Mr Varun Shingari complained that the article had inaccurately suggested that Keith Vaz MP had supplied him with an improper job reference, which he had used to get his current position. Mr Shingari enclosed statements from his employers maintaining that he had not used Mr Vazs name to get his job; from the National Organisation of Asian Businessmen, through whom the complainant had worked closely with Mr Vaz; and from the MPs election agent, who confirmed that the reference was obtained in a frank and open manner.

Mr Shingari detailed the events leading up to publication of the article. His father had answered the door when a man claiming to be a waiter visited his home twice on 26 January and telephoned that evening. He said he had been told that Mr Shingari knew Mr Vaz, with whom he wished to speak about a dispute with his employers. Mr Shingari said he did not know Keith Vaz that well and that they had only met once or twice. The waiter returned the following morning to thank Mr Shingari for his advice, and on leaving asked for road directions to Birmingham. The complainant later became aware that as he stepped into his front garden, the photograph subsequently published was taken.

A second reporter visited that afternoon. He stated that he had a recording of a conversation in which the complainant had claimed not to know Mr Vaz and asked various questions about his employment. Mr Shingari explicitly stated in this conversation that he did not use the reference to gain his current job. However, having been caught unawares he was unable to add that he had known Mr Vaz for five years prior to the date of the reference, having attended and voluntarily organised many events together, including a dinner and reception co-ordinated by the NOAB. Mr Vaz subsequently confirmed that he did know the complainant, whose name had been pronounced in an unfamiliar manner by the reporter concerned.

The newspaper suggested that an element of subterfuge was necessary to find out whether a Government Minister had indeed given a glowing reference to someone he hardly knew. In a transcript of a conversation with the reporter who did not disclose his identity, the complainant repeatedly stated I dont know Keith Vaz very well [...] I have met him a couple of times and he gave me a reference. The newspaper also provided a transcript of a conversation with the Labour party press officer named in the article, who categorically denied that Mr Vaz knew the complainant even after the reporter had spelt out his name.

Not Upheld


The Commission noted that the newspapers defence against the charge of subterfuge was its duty in the public interest, protected by the Code, to expose wrongdoing. In this case it had been alleged that a government minister had provided a job reference for a man he hardly knew.

It was clear that both parties agreed that an MP had at some stage provided the complainant with a reference. Given that the complainant had then claimed that he did not know Mr Vaz very well, and that Mr Vaz had said that he did not know the complainant at all, the Commission considered that the subterfuge used to obtain the story was justified in the public interest.

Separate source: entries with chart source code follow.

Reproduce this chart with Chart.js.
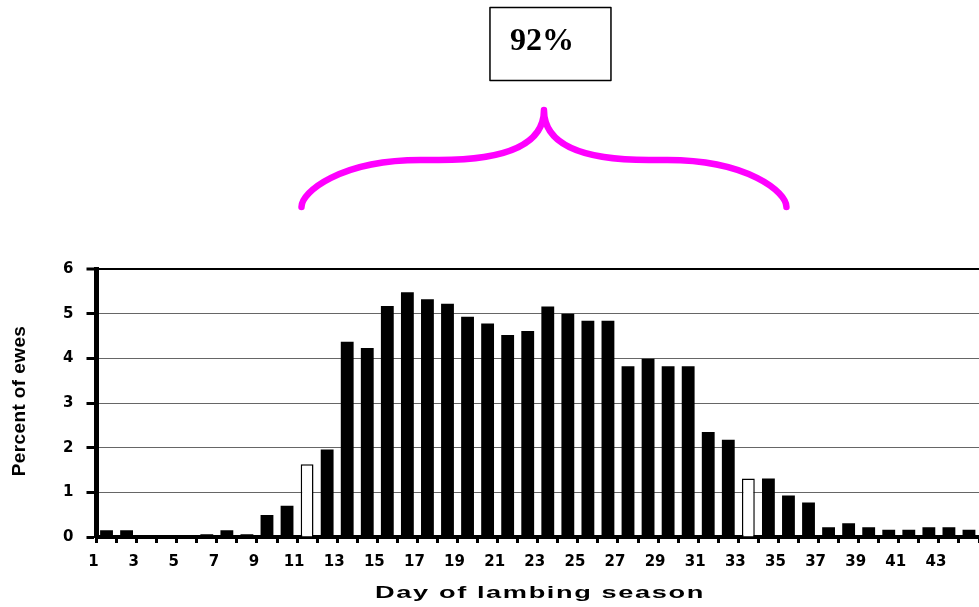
<!DOCTYPE html>
<html lang="en">
<head>
  <meta charset="UTF-8" />
  <title>Day of lambing season</title>
  <script src="https://cdn.jsdelivr.net/npm/chart.js"></script>
  <style>
    body {
      margin: 0;
      background: #ffffff;
    }

    #wrap {
      width: 979px;
      height: 607px;
    }
  </style>
</head>
<body>

  <div id="wrap"><canvas id="chart" width="979" height="607"></canvas></div>

  <script>
    // day of the lambing season (categories)
    const days = ['1','2','3','4','5','6','7','8','9','10','11','12','13','14','15','16','17','18','19','20','21','22',
                  '23','24','25','26','27','28','29','30','31','32','33','34','35','36','37','38','39','40','41','42','43','44'];

    // percent of ewes lambing each day
    const percentEwes = [0.15, 0.15, 0, 0, 0, 0.06, 0.15, 0.06, 0.49, 0.70, 1.63, 1.96, 4.37, 4.23, 5.17, 5.48, 5.32, 5.22, 4.93, 4.78, 4.52, 4.61,
                         5.16, 5.00, 4.84, 4.84, 3.82, 3.99, 3.82, 3.82, 2.35, 2.18, 1.31, 1.31, 0.93, 0.77, 0.22, 0.31, 0.22, 0.16, 0.16, 0.22, 0.22, 0.16];

    // days drawn as open (white) bars
    const hollowDays = ['11', '33'];

    // labels printed under the x axis
    const dayTickLabels = ['1','3','5','7','9','11','13','15','17','19','21','23','25','27','29','31','33','35','37','39','41','43'];

    const yTitle = 'Percent of ewes';
    const xTitle = 'Day of lambing season';
    const spanText = '92%';

    // brace + box + axis titles
    const overlay = {
      id: 'overlay',
      afterDraw(chart) {
        const ctx = chart.ctx;
        const x = chart.scales.x;
        ctx.save();

        // magenta brace over the main lambing period
        const left = x.getPixelForValue(days.indexOf('11') - 0.28);
        const right = x.getPixelForValue(days.indexOf('35') - 0.1);
        const mid = (left + right) / 2;
        const yEnd = 207, yBar = 160, yTop = 110;
        ctx.strokeStyle = '#ff00ff';
        ctx.lineWidth = 6.5;
        ctx.lineCap = 'round';
        ctx.lineJoin = 'round';
        ctx.beginPath();
        ctx.moveTo(left, yEnd);
        ctx.bezierCurveTo(left, yBar + 32, left + 39, yBar, left + 119, yBar);
        ctx.lineTo(mid - 105, yBar);
        ctx.bezierCurveTo(mid - 40, yBar, mid, yTop + 35, mid, yTop);
        ctx.bezierCurveTo(mid, yTop + 35, mid + 40, yBar, mid + 105, yBar);
        ctx.lineTo(right - 119, yBar);
        ctx.bezierCurveTo(right - 39, yBar, right, yBar + 32, right, yEnd);
        ctx.stroke();

        // box with the share
        ctx.lineWidth = 1.5;
        ctx.strokeStyle = '#000';
        ctx.strokeRect(mid - 54, 7.5, 121, 73);
        ctx.fillStyle = '#000';
        ctx.font = 'bold 32px "Liberation Serif"';
        ctx.textAlign = 'center';
        ctx.textBaseline = 'alphabetic';
        ctx.fillText(spanText, mid - 2, 50);

        // x title (wide, stretched look)
        ctx.save();
        ctx.translate(540, 598);
        ctx.scale(1.6, 1);
        ctx.font = 'bold 17px "Liberation Sans"';
        ctx.letterSpacing = '1px';
        ctx.fillText(xTitle, 0, 0);
        ctx.restore();

        // y title
        ctx.save();
        ctx.translate(25, 401);
        ctx.rotate(-Math.PI / 2);
        ctx.font = 'bold 19px "Liberation Sans"';
        ctx.letterSpacing = '0.4px';
        ctx.fillText(yTitle, 0, 0);
        ctx.restore();

        ctx.restore();
      }
    };

    const tickFont = { family: 'DejaVu Sans', weight: 'bold', size: 15 };

    new Chart(document.getElementById('chart'), {
      type: 'bar',
      data: {
        labels: days,
        datasets: [{
          data: percentEwes,
          backgroundColor: days.map(d => hollowDays.includes(d) ? '#ffffff' : '#000000'),
          borderColor: '#000000',
          borderWidth: days.map(d => hollowDays.includes(d) ? 1.5 : 0),
          barPercentage: 0.64,
          categoryPercentage: 1.0
        }]
      },
      options: {
        responsive: false,
        animation: false,
        layout: { padding: { top: 269, right: 0, bottom: 0, left: 0 } },
        plugins: { legend: { display: false }, tooltip: { enabled: false } },
        scales: {
          x: {
            grid: { drawOnChartArea: false, drawTicks: true, tickLength: 6, tickWidth: 3, tickColor: '#000', offset: true },
            border: { color: '#000', width: 4 },
            ticks: {
              autoSkip: false,
              maxRotation: 0,
              labelOffset: -13,
              padding: 10,
              color: '#000',
              font: tickFont,
              callback: (v, i) => dayTickLabels.includes(days[i]) ? days[i] : ''
            },
            afterFit: s => { s.height = 70; }
          },
          y: {
            min: 0,
            max: 6,
            ticks: { stepSize: 1, padding: 13, color: '#000', font: tickFont },
            grid: {
              color: c => (c.tick && c.tick.value === 6) ? '#000' : '#666',
              lineWidth: c => (c.tick && c.tick.value === 6) ? 2 : 1,
              tickLength: 10,
              tickWidth: 3,
              tickColor: '#000'
            },
            border: { color: '#000', width: 5 },
            afterFit: s => { s.width = 96.5; }
          }
        }
      },
      plugins: [overlay]
    });
  </script>
</body>
</html>
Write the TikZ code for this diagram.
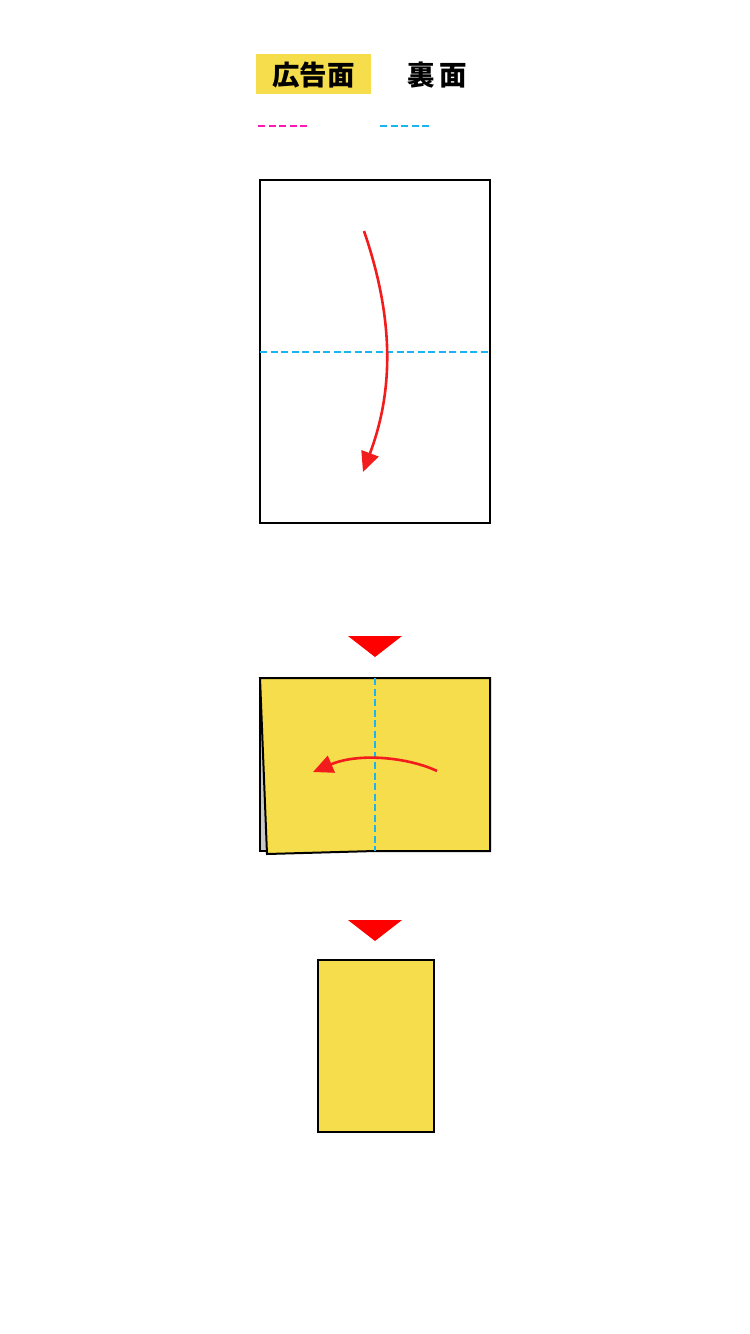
\documentclass[tikz,border=0pt]{standalone}
\usepackage{fontspec}
\newfontfamily\cjk{Noto Sans CJK JP}
\usetikzlibrary{arrows.meta}
\definecolor{paperyellow}{HTML}{F6DD4B}
\definecolor{foldred}{HTML}{F21C1C}
\definecolor{mag}{HTML}{FF1AB4}
\definecolor{cyanl}{HTML}{1AB4F0}
\tikzset{
  sheet/.style={draw=black, line width=2pt, line join=miter},
  valley/.style={draw=cyanl, line width=2pt, dash pattern=on 7pt off 3.5pt},
  mountain/.style={draw=mag, line width=2pt, dash pattern=on 7pt off 3.5pt},
  foldarrow/.style={draw=foldred, line width=2.6pt, -{Triangle[length=20pt,width=18pt]}},
  nexttri/.style={fill=red, draw=none},
  label/.style={font=\cjk\bfseries\fontsize{27.5}{27.5}\selectfont, inner sep=0pt, text=black}
}
\begin{document}
\begin{tikzpicture}[x=1pt,y=-1pt]
\useasboundingbox (0,0) rectangle (750,1334);
% legend
\fill[paperyellow] (256,54) rectangle (371,94);
\node[label] (front) at (313.5,75) {広告面};
\node[label] (back) at (437,75) {裏\hspace{5pt}面};
\draw[mountain] (258,126) -- (307,126);
\draw[valley] (380,126) -- (429,126);
% step 1
\draw[sheet, fill=white] (260,180) rectangle (490,523);
\draw[valley] (260,352) -- (490,352);
\draw[foldarrow] (364,231) .. controls (398,330) and (390,400) .. (363,472);
% next
\fill[nexttri] (348,636) -- (402,636) -- (375,657) -- cycle;
% step 2
\draw[sheet, fill=black!22] (260,678) rectangle (376,851);
\draw[sheet, fill=paperyellow] (260,678) -- (490,678) -- (490,851) -- (375,851) -- (267,854) -- cycle;
\draw[valley] (375,678) -- (375,851);
\draw[foldarrow] (437,771) .. controls (410,758) and (360,752) .. (313,772);
% next
\fill[nexttri] (348,920) -- (402,920) -- (375,941) -- cycle;
% step 3
\draw[sheet, fill=paperyellow] (318,960) rectangle (434,1132);
\end{tikzpicture}
\end{document}
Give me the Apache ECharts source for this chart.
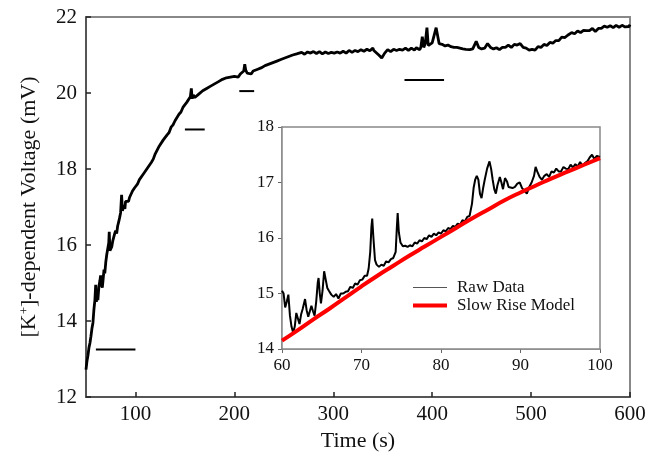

Turning to the complaints about inaccuracy, the Commission noted that the article had clarified that the reference had been written five years previously and included the complainants assertion that the pair had met a couple of times [... ] at parties. The Commission noted submissions indicating that the complainant had not used Mr Vazs name or reference to gain his current job. However, given the complainants assertion that he had a reference from Mr Vaz if required, which appeared to have been accurately quoted, it did not consider this point to be of such significance as to raise a breach of the Code.